Task to carry out >> Please print exactly the lines below, from the start of the material up to and including the line with "import matplotlib.pyplot as plt", but none of the pictures.

Records supplied >>
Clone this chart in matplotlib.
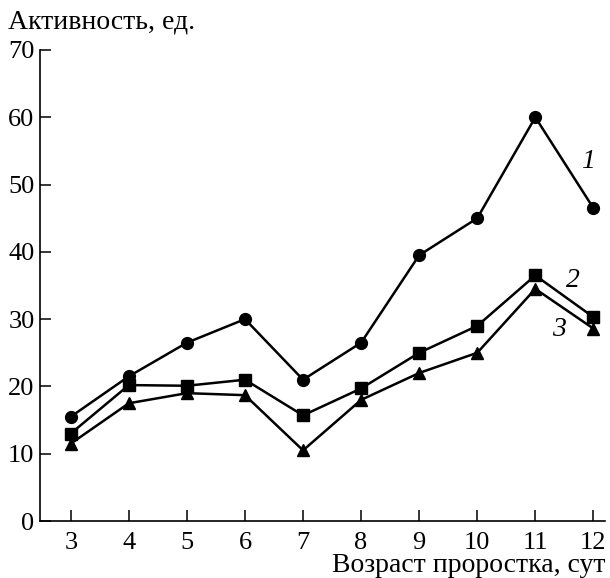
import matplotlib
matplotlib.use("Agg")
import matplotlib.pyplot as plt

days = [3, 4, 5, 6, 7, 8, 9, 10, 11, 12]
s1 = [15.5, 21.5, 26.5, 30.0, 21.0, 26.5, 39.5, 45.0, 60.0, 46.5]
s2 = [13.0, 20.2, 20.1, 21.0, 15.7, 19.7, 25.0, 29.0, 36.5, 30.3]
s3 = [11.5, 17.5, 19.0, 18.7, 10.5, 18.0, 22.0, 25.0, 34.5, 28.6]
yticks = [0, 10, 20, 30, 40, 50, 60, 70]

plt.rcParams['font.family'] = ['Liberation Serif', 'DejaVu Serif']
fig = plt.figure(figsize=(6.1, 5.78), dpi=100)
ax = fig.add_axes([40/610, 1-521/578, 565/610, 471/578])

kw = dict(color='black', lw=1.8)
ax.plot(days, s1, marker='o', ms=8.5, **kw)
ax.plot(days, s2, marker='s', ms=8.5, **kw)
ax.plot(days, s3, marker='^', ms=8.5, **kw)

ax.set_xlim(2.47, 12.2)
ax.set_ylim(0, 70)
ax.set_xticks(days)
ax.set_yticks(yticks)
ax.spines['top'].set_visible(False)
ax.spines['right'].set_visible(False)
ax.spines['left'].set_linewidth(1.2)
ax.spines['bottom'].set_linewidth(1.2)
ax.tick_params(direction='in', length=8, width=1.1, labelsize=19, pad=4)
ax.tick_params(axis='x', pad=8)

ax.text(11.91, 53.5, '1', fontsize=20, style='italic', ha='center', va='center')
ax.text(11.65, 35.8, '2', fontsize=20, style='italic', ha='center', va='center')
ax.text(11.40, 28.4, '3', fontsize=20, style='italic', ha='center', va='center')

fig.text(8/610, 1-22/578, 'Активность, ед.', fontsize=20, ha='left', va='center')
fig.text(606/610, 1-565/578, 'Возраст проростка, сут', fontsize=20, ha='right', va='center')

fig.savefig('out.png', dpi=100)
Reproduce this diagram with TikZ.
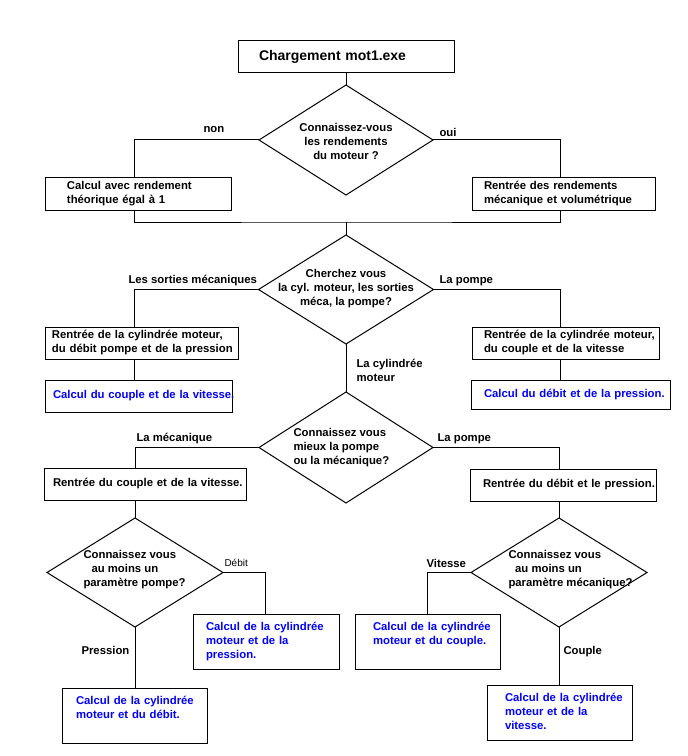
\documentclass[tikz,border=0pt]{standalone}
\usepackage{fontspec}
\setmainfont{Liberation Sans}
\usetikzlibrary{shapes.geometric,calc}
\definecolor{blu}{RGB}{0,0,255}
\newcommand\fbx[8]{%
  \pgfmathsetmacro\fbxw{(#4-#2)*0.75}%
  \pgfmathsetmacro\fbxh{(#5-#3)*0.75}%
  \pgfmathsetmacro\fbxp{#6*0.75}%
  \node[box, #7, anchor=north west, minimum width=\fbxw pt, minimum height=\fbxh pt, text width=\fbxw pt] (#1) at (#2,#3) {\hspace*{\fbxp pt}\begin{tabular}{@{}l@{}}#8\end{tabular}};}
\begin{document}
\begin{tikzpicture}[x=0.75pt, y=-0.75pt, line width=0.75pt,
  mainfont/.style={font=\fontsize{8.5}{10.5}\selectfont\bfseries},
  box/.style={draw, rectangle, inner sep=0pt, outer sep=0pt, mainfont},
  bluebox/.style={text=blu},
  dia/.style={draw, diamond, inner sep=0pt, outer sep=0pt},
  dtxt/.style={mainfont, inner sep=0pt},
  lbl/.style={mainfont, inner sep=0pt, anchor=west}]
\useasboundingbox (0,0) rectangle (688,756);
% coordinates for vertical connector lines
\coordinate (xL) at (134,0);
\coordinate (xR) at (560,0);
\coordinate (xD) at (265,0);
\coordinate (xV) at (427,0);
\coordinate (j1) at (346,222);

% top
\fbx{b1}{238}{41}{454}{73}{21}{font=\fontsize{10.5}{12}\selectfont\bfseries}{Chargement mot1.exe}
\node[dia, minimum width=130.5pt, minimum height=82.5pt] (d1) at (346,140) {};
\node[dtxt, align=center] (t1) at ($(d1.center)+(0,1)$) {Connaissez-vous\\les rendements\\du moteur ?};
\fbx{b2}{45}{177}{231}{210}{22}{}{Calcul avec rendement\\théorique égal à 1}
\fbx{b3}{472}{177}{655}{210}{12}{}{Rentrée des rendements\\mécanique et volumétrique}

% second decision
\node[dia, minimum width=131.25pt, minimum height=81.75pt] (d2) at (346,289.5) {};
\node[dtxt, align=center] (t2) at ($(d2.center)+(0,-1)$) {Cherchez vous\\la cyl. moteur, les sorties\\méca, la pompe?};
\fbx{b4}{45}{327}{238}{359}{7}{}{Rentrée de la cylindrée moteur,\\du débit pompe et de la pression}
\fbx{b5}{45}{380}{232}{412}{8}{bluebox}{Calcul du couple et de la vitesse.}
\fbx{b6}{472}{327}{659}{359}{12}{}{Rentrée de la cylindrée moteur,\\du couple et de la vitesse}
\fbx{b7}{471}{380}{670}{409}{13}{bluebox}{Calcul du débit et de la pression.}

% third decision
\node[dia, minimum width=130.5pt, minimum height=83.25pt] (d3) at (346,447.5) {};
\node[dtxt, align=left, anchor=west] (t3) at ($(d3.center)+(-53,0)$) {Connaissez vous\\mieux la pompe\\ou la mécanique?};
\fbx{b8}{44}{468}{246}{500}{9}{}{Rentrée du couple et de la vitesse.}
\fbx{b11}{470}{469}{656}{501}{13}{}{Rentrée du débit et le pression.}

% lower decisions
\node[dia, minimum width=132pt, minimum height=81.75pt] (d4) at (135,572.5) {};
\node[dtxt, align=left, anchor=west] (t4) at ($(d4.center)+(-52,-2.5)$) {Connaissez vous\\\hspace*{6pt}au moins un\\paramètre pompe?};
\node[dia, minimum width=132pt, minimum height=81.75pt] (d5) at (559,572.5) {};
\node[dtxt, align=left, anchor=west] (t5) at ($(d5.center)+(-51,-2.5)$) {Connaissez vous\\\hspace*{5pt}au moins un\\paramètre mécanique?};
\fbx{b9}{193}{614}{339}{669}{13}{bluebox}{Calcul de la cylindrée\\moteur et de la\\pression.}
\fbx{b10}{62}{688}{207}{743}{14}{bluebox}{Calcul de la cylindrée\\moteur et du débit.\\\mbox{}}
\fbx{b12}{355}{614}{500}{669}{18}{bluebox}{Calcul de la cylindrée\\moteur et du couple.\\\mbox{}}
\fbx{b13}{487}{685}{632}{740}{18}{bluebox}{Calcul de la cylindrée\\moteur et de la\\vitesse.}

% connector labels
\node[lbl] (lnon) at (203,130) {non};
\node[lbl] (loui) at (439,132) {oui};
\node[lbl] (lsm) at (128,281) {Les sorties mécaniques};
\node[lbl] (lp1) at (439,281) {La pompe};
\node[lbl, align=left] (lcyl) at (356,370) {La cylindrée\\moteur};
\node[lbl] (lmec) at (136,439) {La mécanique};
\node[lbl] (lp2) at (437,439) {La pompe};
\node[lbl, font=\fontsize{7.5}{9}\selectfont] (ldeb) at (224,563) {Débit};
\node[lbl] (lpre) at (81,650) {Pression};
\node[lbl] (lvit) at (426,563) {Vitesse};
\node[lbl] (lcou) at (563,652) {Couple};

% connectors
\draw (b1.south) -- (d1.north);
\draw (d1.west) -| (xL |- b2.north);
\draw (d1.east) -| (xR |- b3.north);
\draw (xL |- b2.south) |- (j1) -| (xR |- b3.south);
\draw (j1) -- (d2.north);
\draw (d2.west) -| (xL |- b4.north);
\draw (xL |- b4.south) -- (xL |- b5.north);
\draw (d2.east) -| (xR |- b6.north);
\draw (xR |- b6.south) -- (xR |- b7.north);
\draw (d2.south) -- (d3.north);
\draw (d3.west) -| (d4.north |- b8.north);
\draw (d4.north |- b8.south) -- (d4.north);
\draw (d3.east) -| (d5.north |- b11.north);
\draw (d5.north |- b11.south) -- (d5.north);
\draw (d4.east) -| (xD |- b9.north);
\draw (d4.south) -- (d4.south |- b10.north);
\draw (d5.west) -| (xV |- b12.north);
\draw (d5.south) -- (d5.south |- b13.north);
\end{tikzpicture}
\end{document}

Exercise result >>
Clone this chart in matplotlib.
import matplotlib
matplotlib.use("Agg")
import matplotlib.pyplot as plt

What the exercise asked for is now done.